By David Hargreaves
The focus of economists and others on when and whether the Reserve Bank will raise official interest rates again is rather overlooking a key point at the moment. Banks are increasing rates anyway and have been for a little while.
The RBNZ has recently seriously upgraded the information it collects from banks through the new balance sheet survey, replacing the old 'Standard Statistical Survey'. This new information, published monthly, gives a more detailed picture than before of who's borrowing money and for how much and how much various parties are lending to the banks.
So, this information provides some valuable insights into the nitty gritty of what is going on.
A key component of the current dynamic driving banks is the flagging rates of deposits. The historic low rates of interest have seen investors looking elsewhere for places to park their funds.
After seeing double-digit growth in household deposits through 2015 and early-2016 the banks saw the inflow of funds drying up in the latter half of the year.
Moving on to this year, the official data for March showed that there was something of an upsurge in the amount held by banks for household deposits.
In March the amount held by banks for household deposits increased by nearly $2 billion, which outstripped the $1.2 billion increase in the total amount advanced on mortgages.
But all things need to be put into perspective. If you look at the three months to March - admittedly including the Christmas period when saving is not on everybody's minds - household deposits have risen by just a little over $2 billion; that's how flat the previous two months were.
Outstripping the savings
The total amount outstanding on mortgages, however - albeit that the pace of growth is now slowing - increased by some $3.5 billion over the same three months. So, basically a $1.5 billion shortfall during that period. Problem.
Of course the banks can and have been making up for the shortfall between what they get in deposits and what they lend out by borrowing offshore.
But lines appear to be being drawn now.
When releasing the RBNZ's latest Monetary Policy Statement last week, RBNZ Governor Graeme Wheeler talked about the current market dynamics, including the banks sourcing money offshore. He said while it was still easy enough for the banks to borrow offshore, the cost of these funds had gone up, and, additionally, some of the banks were getting up against their treasury limits on offshore funding.

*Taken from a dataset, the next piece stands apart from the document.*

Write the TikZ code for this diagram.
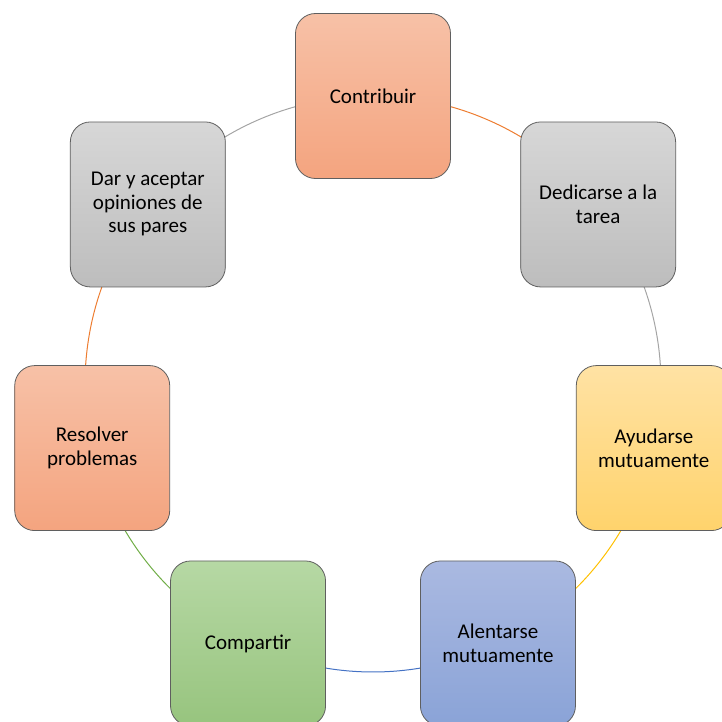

“...So that means they have to look at domestic market for their financing and that’s leading to an increase in competition for deposits and we are seeing an increase in deposit rates. So the banks have essentially been faced with higher costs of funding and that’s been reflected in the adjustment or the increase in mortgage rates that we’ve been seeing so far. And I would expect that competition for deposits to continue quite significantly in coming months.”
Okay, so, we know what this leads to...If banks are having to pay more to get money in, they'll look to get more for the money they are lending out.
Borrowing rates started rising appreciably in around September, and more noticeably from about November on. And they have continued to rise. Interest.co.nz tracks the changes and collates what the banks are currently charging.
The RBNZ's new residential mortgage interest rates figures, albeit that the latest figures available are just up to March, demonstrate how average rates have edged up since September. Any special rates or discounts offered to borrowers with conditions (eg 30% equity) are excluded from the results.
Average % payable on new residential mortgages
|Month||Floating||Fxd 6mo||Fxd 1yr||Fxd 2yr||Fxd 3yr||Fxd 4yr||Fxd 5yr|
Now, these figures are rising from an extremely low base, and the increases don't look too much. But a bit of casual arithmetic on interest.co.nz's mortgage calculator shows that even these increases will have had a discernible impact.
Taking a 'finger in the air' random sample of a somewhat Auckland-esque-sized $450,000 mortgage at a 30-year term, we can see that as at the end of March, we would be paying about $610 a week, up from $598. That's a 2% increase, which will cost around $624 a year.
If you take fixed rates, say the popular two-year term, that as at the end of March would have been costing about $575 a week, up from $561 a week - or a 2.5% increase, costing $728 a year more.
Should have fixed for five-years?
Five-year fixed rates have not been particularly popular, but you do wonder if some people will regret that they haven't been. Based on our example, if you had climbed into a five-year term back in September you would be paying $597 a week versus $639 a week as per the prevailing rates at the end of March. It's actually a 7% increase in payments, meaning $2184 more a year. That's a nice airfare-sized amount more you would have in your pocket if you had signed up in September.
Nobody's suggesting this magnitude of increases is going to make anyone destitute. But if you look at these rises, plus the fact that rates have continued to edge up in the following two months, and the fact the banks are promising more rate rises...well, it all has to make some difference, given the amounts of money some people are having to borrow just to get into homes - particularly in Auckland.
For the moment then the OCR is strangely irrelevant. It is all about the banks' own funding dynamics.
But borrowers will need to keep their eyes open.
And the final point is, if there are some shocks (most probably external) that do force the RBNZ to move on official interest rates much earlier than it's currently signposting, then the consequences for a heavily indebted nation of homeowners could be fairly stressful.
Watch this space. And be careful out there.